I've been fighting a battle for almost three years. A battle to grow and nurture something, although Mother Nature seems to have other plans.
Oh, did you think I was talking about the inside of my uterus? My bad. I was talking about my lawn.
|Behold the majesty of my kingdom.|
When M and I bought our house a few years ago, we knew that there'd be some frustrations with home ownership and maintenance. Stuff like a roof needing repair, or an old furnace needing replacement, or just general minor crap around the house that would need upkeep. But the lawn? We kind of figured it would pretty much just take care of itself. Cut it, water it occasionally, and it would be fine! I mean, grass grows all kinds of places all on its own, without people even taking care of it, right?
Yeah. Not so much.
The three-pronged assault on our green space began in the backyard, where we discovered occasional dry patches that just weren't responding to our usual watering. Turns out this is because the grass was being eaten from beneath by an infestation of disgusting fat white beetle larvae. Since most pesticides are banned in Ontario, our only real option to get rid of them is to use nematodes, which are basically freeze-dried microscopic parasites. You add water (think sea monkeys!) and spray them on your lawn, where they are supposed to chow down on the grubs while leaving your lawn untouched. Great in theory, however applying them to your lawn is incredibly finicky. You need a certain temperature range, damp soil, no sun for a couple of days, a full moon, a blood sacrifice to the Norse gods...well ok I made some of that up but it seriously felt like working a magic spell and we obviously did it wrong since we still have grubs.

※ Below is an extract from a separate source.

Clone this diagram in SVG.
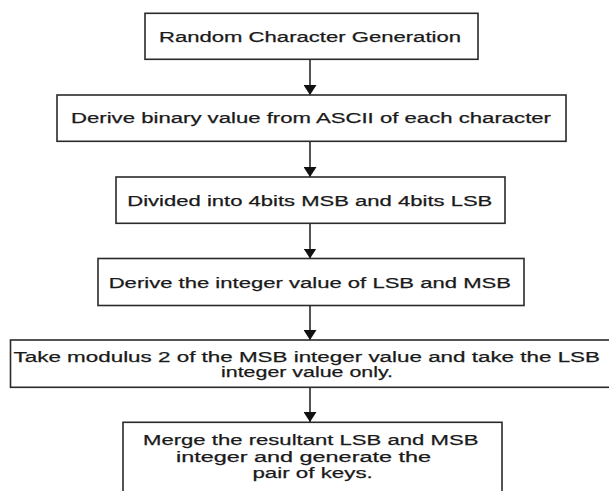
<svg xmlns="http://www.w3.org/2000/svg" width="609" height="491" viewBox="0 0 609 491">
<style>
.box{fill:#ffffff;stroke:#2a2a2a;stroke-width:1.6}
.t{font-family:"Liberation Sans",Arial,sans-serif;font-size:15.5px;fill:#1a1a1a;stroke:#1a1a1a;stroke-width:0.25}
.c{stroke:#2a2a2a;stroke-width:1.6;fill:none}
</style>
<defs>
<marker id="ah" markerUnits="userSpaceOnUse" viewBox="0 0 10 13" refX="10" refY="6.5" markerWidth="10" markerHeight="13" orient="auto">
<path d="M0,0 L10,6.5 L0,13 z" fill="#111"/>
</marker>
</defs>
<rect width="609" height="491" fill="#ffffff"/>
<g id="connectors">
<line class="c" x1="310" y1="59.5" x2="310" y2="95" marker-end="url(#ah)"/>
<line class="c" x1="310" y1="141.5" x2="310" y2="177" marker-end="url(#ah)"/>
<line class="c" x1="310" y1="223.5" x2="310" y2="258.5" marker-end="url(#ah)"/>
<line class="c" x1="310" y1="305.5" x2="310" y2="340" marker-end="url(#ah)"/>
<line class="c" x1="310" y1="387.5" x2="310" y2="422" marker-end="url(#ah)"/>
</g>
<g id="n1">
<rect class="box" x="145" y="13.3" width="333" height="46"/>
<text class="t" x="159" y="42" textLength="302" lengthAdjust="spacingAndGlyphs">Random Character Generation</text>
</g>
<g id="n2">
<rect class="box" x="57" y="95" width="509" height="46.3"/>
<text class="t" x="71" y="123" textLength="480" lengthAdjust="spacingAndGlyphs">Derive binary value from ASCII of each character</text>
</g>
<g id="n3">
<rect class="box" x="116" y="177" width="389" height="46.3"/>
<text class="t" x="127.3" y="205.5" textLength="365" lengthAdjust="spacingAndGlyphs">Divided into 4bits MSB and 4bits LSB</text>
</g>
<g id="n4">
<rect class="box" x="98" y="258.5" width="426" height="47"/>
<text class="t" x="108.7" y="287.5" textLength="402.3" lengthAdjust="spacingAndGlyphs">Derive the integer value of LSB and MSB</text>
</g>
<g id="n5">
<rect class="box" x="10.5" y="340" width="620" height="47.3"/>
<text class="t" x="13.6" y="361.5" textLength="586.4" lengthAdjust="spacingAndGlyphs">Take modulus 2 of the MSB integer value and take the LSB</text>
<text class="t" x="221" y="377" textLength="172" lengthAdjust="spacingAndGlyphs">integer value only.</text>
</g>
<g id="n6">
<rect class="box" x="123" y="422.3" width="379" height="100"/>
<text class="t" x="143" y="444.5" textLength="335.4" lengthAdjust="spacingAndGlyphs">Merge the resultant LSB and MSB</text>
<text class="t" x="176" y="461.5" textLength="255" lengthAdjust="spacingAndGlyphs">integer and generate the</text>
<text class="t" x="252.4" y="477.5" textLength="120.4" lengthAdjust="spacingAndGlyphs">pair of keys.</text>
</g>
</svg>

The super awesome part about having grubs is that they're just the first wave of destruction. They spend all summer weakening your lawn's root system so that in the fall, when they're nice and fat and delicious, raccoons have no trouble at all tearing up your dead yellow grass to get at the delectable little treats. Don't let their cute little masked faces fool you; raccoons are assholes. They were pulling up huge strips of grass and rolling it back like demented little anti-landscapers, meaning that there were literally mornings that we would look out our window and see huge swaths of bare dirt where there had been relatively healthy grass the night before. If he wouldn't have been arrested for animal cruelty, M would have gotten himself a BB gun and sat out there in the dark so that he could take care of the little fuckers Clint Eastwood style.
With the backyard essentially a lost cause, we at least took solace in the fact that our front lawn looked nice. That is, until we went on vacation last year and came back to find that the pretty little blue flowers we'd seen on our lawn in the spring had been warning signs of a weed called "ground ivy" which had now overtaken pretty much the entire front yard. Ground ivy is also called "creeping charlie" which is fitting because getting rid of this shit is like going up against the goddamn Viet Cong.
You can try to weed it by hand, but it's an exercise in futility because it's basically a vine that crawls along the surface of the soil and sets new roots every inch or so. At each node it sends out new vines so you end up with a web of the stuff running under your grass. The first time I tried to pull it up I ended up feeling like that scene in The Hurt Locker where Jeremy Renner (ugly? hot? I can't decide) thinks he's digging up one bomb and ends up pulling up a bunch of wires and realizing he's surrounded by bombs.
|Like this, but much less explode-y|
Yet again, pretty much anything that will kill this stuff is not available in Ontario. One home remedy is to use diluted Borax, which apparently upsets the chemical composition of the ivy enough to kill it without damaging the lawn. I have to say that I find it oddly fitting that I'll be using the same chemical that Sam and Dean used to kill the Leviathans on Supernatural (seriously, you guys still aren't watching this show??), but given our lack of success with the nematodes we'll probably just end up killing the whole lawn entirely. Which, at this point, might be a mercy. We should probably just light the whole thing on fire and start over.